Machine vision checks bottle-cap seals

Dec. 1, 2007
To meet supplier demands, manufacturers of bottled products must fill, cap, and seal products rapidly using high-speed systems.

To meet supplier demands, manufacturers of bottled products must fill, cap, and seal products rapidly using high-speed systems. Then each of these products must be checked to determine whether the bottle has been filled to an acceptable level and whether the cap is correctly placed and positioned.

“Today,” says Steve Belling, product manager with Silgan Equipment Company (Downers Grove, IL, USA; www.silganequipmentcompany.com), “these manufacturers are also incorporating added levels of protection in the form of tamper bands that are wrapped around the cap. With tamper bands in place at the base of the closure, consumers are assured that the product has not been altered. Furthermore, such sealing also guarantees the quality and freshness of the bottled product.”

While such packaging techniques may provide the consumer with an added level of security, they present the system integrator tasked with high-speed inspection an extra level of complexity. Not only must the automated inspection system check for correct fill level and proper cap placement, it must also inspect the integrity of the tamper band. At this year’s Pack Expo (Las Vegas, NV, USA), Silgan Equipment presented its latest bottle-inspection system capable of performing all three tasks at speeds of up to 1200 bottles/min (see figure).

Conveyor-based, the Silgan system uses an embedded host PC and a PLC to control all the functions of the machine, including the conveyor speed, lighting control, camera interface, triggering mechanisms, and rejection mechanisms. In operation, bottles to be inspected move along the conveyor where they are illuminated by a 2.5-in.-square white flat-panel LED. After their presence is detected by a photoelectric detector from Banner Engineering (Minneapolis, MN, USA; www.bannerengineering.com), three RGB FireWire cameras from Point Grey Research (Vancouver, BC, Canada; www.ptgrey.com) digitize three images of the top of the container. “By placing these cameras 180° apart,” says Belling, “each camera can capture at least a 120° view of the container. In this way, a complete 360° inspection can be accomplished.”

Capable of inspecting as many as 1200 bottles/min, Silgan’s bottle-cap-inspection system uses multiple cameras to provide 360° views of each bottle as it passes through a vision-based inspection station.
Click here to enlarge image

After the images are captured and transferred to the host PC, they are processed by software running on the host PC. Rather than use off-the shelf software, Silgan contracted Manufacturing Control Solutions (MCS; Glen Ellyn, IL, USA; mcsvision.com) to develop the software application, based on MCS C++ image-processing library and Visual C++ user interface. “As bottles pass through the inspection station,” says Belling, “the height, width, gap size, and horizontal position of the tamper band must be measured and compared with programmable limits.”

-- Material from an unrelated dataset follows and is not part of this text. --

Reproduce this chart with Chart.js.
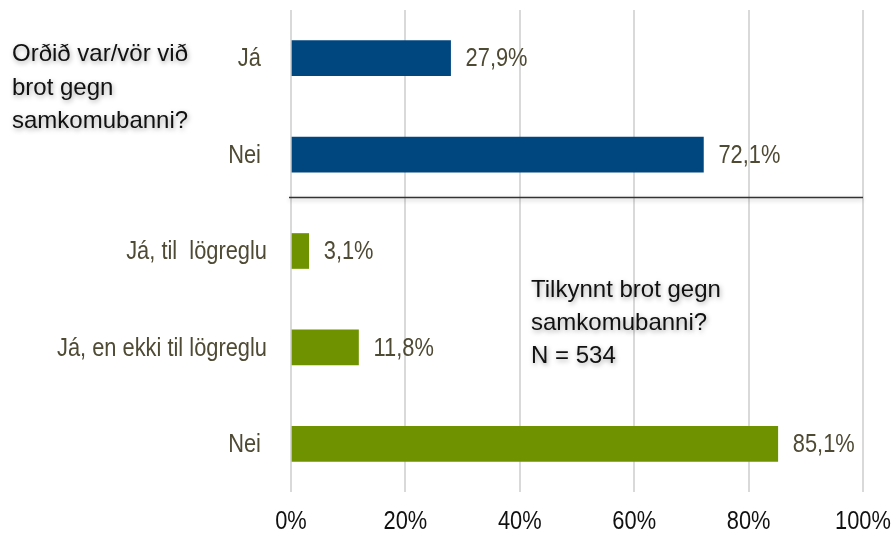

A known region of interest (ROI) within the image is determined and edge detection performed to find the middle of the cap and the middle of the neck of the bottle. “Since the tamper band should be located between the middle of the cap and the middle of the neck,” says Belling, “any missing band will make this region appear brighter, since light will not be obstructed by a tamper band.” In this way, the system can detect the presence or absence of the tamper band.

Fill-level inspection is performed similarly. Should a bottle be incorrectly filled, the intensity of light passing though the bottle will appear lower than if the bottle is correctly filled, since the contents will attenuate light.

To inspect for the correct position and color of each cap, the software measures the distance of the lefthand side, righthand side, and middle distance between the neck of the bottle and each cap. “In this way,” says Belling, “the software can determine whether the cap is correctly placed. By measuring the color in a specific ROI within the cap, the color consistency of each cap can also be checked.”

After each of these parameters is stored in host-PC memory, a networked encoder module under control of a Series 1200 PLC from Micrologix/Allen-Bradley (Milwaukee, WI, USA; www.ab.com) tracks the bottle position for potential rejection. Should any bottle fail some or all of the inspection, the PC triggers the PLC to reject the bottle using a pneumatic actuator. Says Belling, “The system also stores the information about each inspection in a Microsoft-compatible database, allowing quality-assurance information to be written to a spreadsheet for later retrieval.”